If they don't attend post-secondary education, you can withdraw:

  • Your contributions (tax-free)
  • Government grants (they get returned to the government)
  • Investment growth (can be transferred to an RESP for a younger sibling with the same subscriber, or withdrawn with tax consequences)

This is one limitation of RESPs — they're education-specific.

How much should I allocate from my reverse mortgage to RESPs?

This depends on your reverse mortgage size, your living expenses, and your family situation. Most financial advisors suggest allocating enough for $2,500–$5,000 annual contributions per grandchild.

Can I use reverse mortgage funds to pay for other education expenses directly instead of opening an RESP?

Yes, but you'd lose the government matching grants.

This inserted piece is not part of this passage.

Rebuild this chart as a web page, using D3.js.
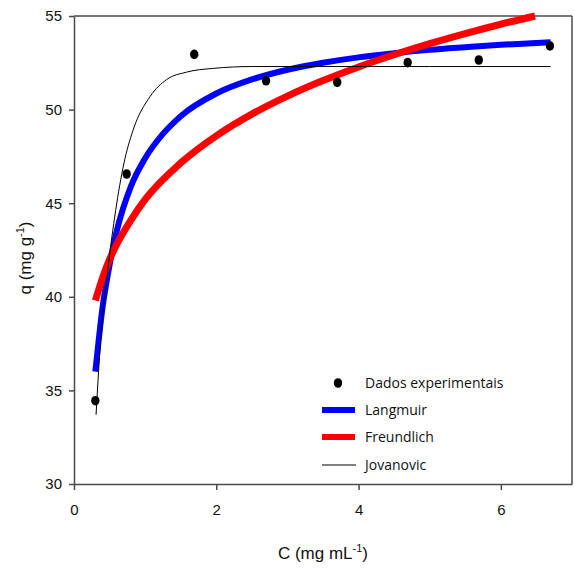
<!DOCTYPE html>
<html>
<head>
<meta charset="utf-8">
<script src="https://cdn.jsdelivr.net/npm/d3@7"></script>
<style>
body { margin: 0; background: #fff; }
svg { display: block; }
</style>
</head>
<body>
<div class="chart"></div>
<script>
// experimental points (C in mg/mL, q in mg/g)
var expC = [0.30, 0.74, 1.69, 2.70, 3.70, 4.69, 5.69, 6.69];
var expQ = [34.45, 46.56, 52.95, 51.54, 51.46, 52.51, 52.65, 53.40];

// fitted curves
var langC = [0.30, 0.40, 0.50, 0.60, 0.80, 1.00, 1.25, 1.50, 2.00, 2.50, 3.00, 3.50, 4.00, 4.50, 5.00, 5.50, 6.00, 6.50, 6.70];
var langQ = [36.0, 39.4, 41.7, 43.5, 45.9, 47.4, 48.7, 49.65, 50.86, 51.61, 52.13, 52.50, 52.79, 53.01, 53.19, 53.33, 53.46, 53.56, 53.6];

var freuC = [0.30, 0.40, 0.50, 0.60, 0.80, 1.00, 1.50, 2.00, 2.50, 3.00, 3.50, 4.00, 4.50, 5.00, 5.50, 6.00, 6.48];
var freuQ = [39.8, 41.0, 42.0, 42.8, 44.1, 45.2, 47.15, 48.6, 49.76, 50.72, 51.55, 52.28, 52.93, 53.52, 54.06, 54.56, 55.0];

var jovC = [0.31, 0.38, 0.48, 0.585, 0.70, 0.83, 1.07, 1.30, 1.58, 1.95, 2.50, 3.50, 5.00, 6.70];
var jovQ = [33.7, 38.0, 41.6, 44.6, 47.1, 48.9, 50.7, 51.6, 52.0, 52.2, 52.3, 52.3, 52.3, 52.3];

var xTicks = [0, 2, 4, 6];
var yTicks = [30, 35, 40, 45, 50, 55];

var legendNames = ["Dados experimentais", "Langmuir", "Freundlich", "Jovanovic"];

var svg_w = 574, svg_h = 568;
var pLeft = 74, pRight = 572, pTop = 16, pBottom = 484;

var svg = d3.select("div.chart").append("svg")
.attr("width", svg_w)
.attr("height", svg_h);

var x = d3.scaleLinear().domain([0, 7]).range([pLeft, pRight]);
var y = d3.scaleLinear().domain([30, 55]).range([pBottom, pTop]);

var axisColor = "#4a4a4a";
var tickFont = "'Liberation Sans', Arial, sans-serif";

// frame top + right
svg.append("line")
.attr("x1", pLeft).attr("x2", pRight).attr("y1", pTop).attr("y2", pTop)
.attr("stroke", axisColor).attr("stroke-width", 1.5);
svg.append("line")
.attr("x1", pRight).attr("x2", pRight).attr("y1", pTop).attr("y2", pBottom)
.attr("stroke", axisColor).attr("stroke-width", 1.5);

// axes
var xAxis = svg.append("g")
.attr("transform", "translate(0," + pBottom + ")")
.call(d3.axisBottom(x).tickValues(xTicks).tickFormat(d3.format("d"))
	.tickSize(6).tickSizeOuter(0).tickPadding(14));
var yAxis = svg.append("g")
.attr("transform", "translate(" + pLeft + ",0)")
.call(d3.axisLeft(y).tickValues(yTicks).tickFormat(d3.format("d"))
	.tickSize(5).tickSizeOuter(0).tickPadding(7));

[xAxis, yAxis].forEach(function(g) {
	g.select(".domain").attr("stroke", axisColor).attr("stroke-width", 1.5);
	g.selectAll(".tick line").attr("stroke", axisColor).attr("stroke-width", 1.5);
	g.selectAll(".tick text")
	.attr("fill", "#111")
	.style("font-family", tickFont)
	.style("font-size", "15px");
});

function pts(cs, qs) {
	return cs.map(function(c, i) { return [c, qs[i]]; });
}

var line = d3.line()
.x(function(d) { return x(d[0]); })
.y(function(d) { return y(d[1]); })
.curve(d3.curveMonotoneX);

// Langmuir
svg.append("path")
.datum(pts(langC, langQ))
.attr("d", line)
.attr("fill", "none")
.attr("stroke", "#0000ff")
.attr("stroke-width", 6);

// Freundlich
svg.append("path")
.datum(pts(freuC, freuQ))
.attr("d", line)
.attr("fill", "none")
.attr("stroke", "#ff0000")
.attr("stroke-width", 7);

// Jovanovic
svg.append("path")
.datum(pts(jovC, jovQ))
.attr("d", line)
.attr("fill", "none")
.attr("stroke", "#000")
.attr("stroke-width", 1);

// experimental points
svg.selectAll("ellipse.pt")
.data(pts(expC, expQ))
.enter()
.append("ellipse")
.attr("class", "pt")
.attr("cx", function(d) { return x(d[0]); })
.attr("cy", function(d) { return y(d[1]); })
.attr("rx", 4.2)
.attr("ry", 4.8)
.attr("fill", "#000");

// legend
var lg = svg.append("g");
var legY = [383, 410, 437, 465];
var legendFont = "'Open Sans', 'Liberation Sans', sans-serif";

lg.append("ellipse")
.attr("cx", 338).attr("cy", legY[0])
.attr("rx", 4.2).attr("ry", 4.8).attr("fill", "#000");
lg.append("line")
.attr("x1", 322).attr("x2", 355).attr("y1", legY[1]).attr("y2", legY[1])
.attr("stroke", "#0000ff").attr("stroke-width", 6);
lg.append("line")
.attr("x1", 322).attr("x2", 355).attr("y1", legY[2]).attr("y2", legY[2])
.attr("stroke", "#ff0000").attr("stroke-width", 6);
lg.append("line")
.attr("x1", 322).attr("x2", 356).attr("y1", legY[3]).attr("y2", legY[3])
.attr("stroke", "#000").attr("stroke-width", 1);

lg.selectAll("text")
.data(legendNames)
.enter()
.append("text")
.attr("x", 365)
.attr("y", function(d, i) { return legY[i] + 5; })
.style("font-family", legendFont)
.style("font-size", "14px")
.attr("fill", "#111")
.text(function(d) { return d; });

// axis titles
var xt = svg.append("text")
.attr("x", 323)
.attr("y", 559)
.attr("text-anchor", "middle")
.style("font-family", tickFont)
.style("font-size", "17px")
.attr("fill", "#111");
xt.append("tspan").text("C (mg mL");
xt.append("tspan").attr("dy", -7).style("font-size", "11px").text("-1");
xt.append("tspan").attr("dy", 7).text(")");

var yt = svg.append("text")
.attr("transform", "translate(31," + 258 + ") rotate(-90)")
.attr("text-anchor", "middle")
.style("font-family", tickFont)
.style("font-size", "17px")
.attr("fill", "#111");
yt.append("tspan").text("q (mg g");
yt.append("tspan").attr("dy", -7).style("font-size", "11px").text("-1");
yt.append("tspan").attr("dy", 7).text(")");
</script>
</body>
</html>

RESPs are superior because they include grants; direct payments don't.

What if the RESP has more money than the grandchild needs for education?

Any unused RESP funds can be:

  1. Withdrawn (taxed as income to the student at their low tax rate)
  2. Transferred to a sibling's RESP (if you're the subscriber)
  3. Rolled into a Registered Education Savings Plan or used for other education training

How do I coordinate RESP contributions with my adult child (the parent) who is also contributing?

There's no coordination needed — you can both contribute independently. The government provides matching grants up to $2,500 per contributor per year, so both of you contributing increases the total grants. For example, parent contributes $1,000 + grandparent contributes $1,500 = $2,500 matched by government.